Seattle Post Intelligencer reports:
Timothy Doran, of Washington, admitted in court to beating, strangling and stuffing Bich Ngoc Thi Nguyen, 24, to death, with the help of two unnamed friends, in a closet. She was found in an apartment Doran shared with his two sons, but he fled Vietnam immediately after to the United States.
The U.S. and Vietnam do not have a extradition treaty, which means the U.S. can't force Doran to go back to Vietnam to be tried. However, the U.S. is currently working with Vietnam law enforcement to bring witnesses to Seattle so he could be given justice in America.
"The crime was committed in Vietnam," Nguyen's sister said in a letter published on several English-language news sites in Vietnam. "It is only fair and right that Doran faces the Vietnamese judicial system.
Doran is no newbie to crime. The murder of Nguyen is just one of many allegations that were pressed against him in recent years.
"Over the last 20 years, Doran has committed a succession of ever-more appalling violent crimes against women, ranging from assault to rape and now to murder," Assistant U.S. Attorneys Brian Werner and Andrew Friedman told the court previously.
He spent seven years in prison after his sentencing in 1992 where he was convicted of raping and brutalizing his ex-girlfriend.
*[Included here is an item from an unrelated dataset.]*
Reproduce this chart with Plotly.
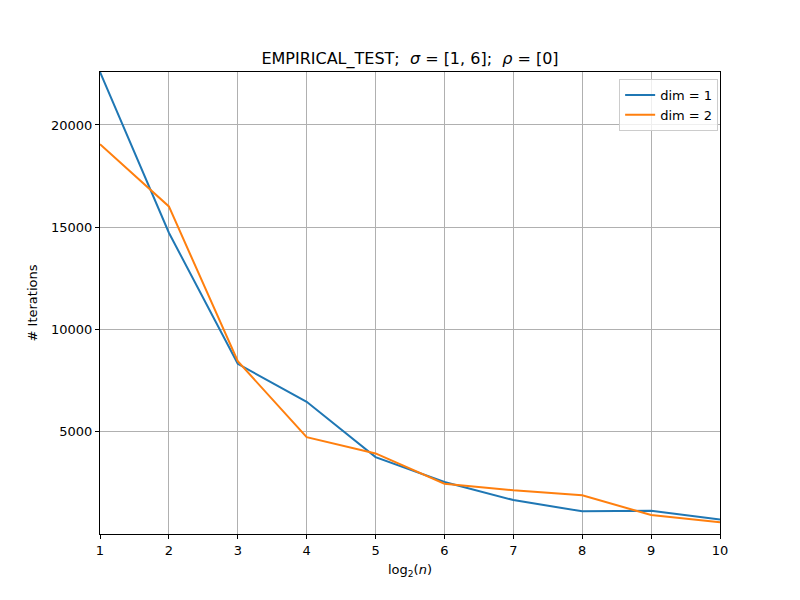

He also filled a home with natural gas and left her children inside the building to die.
Doran also has attacked two other women who he reportedly had intimate relationships with.
"He is a clear and present danger to any woman he establishes a relationship with," Lasnik said during the sentencing hearing, according to a U.S. Attorney's Office statement. "He is a serial domestic abuser."
Doran was also sentenced yesterday to eight years in federal prison for failing to register as a sex offender in mid-2010, which prosecutors suspect is why he was in Vietnam in the first place.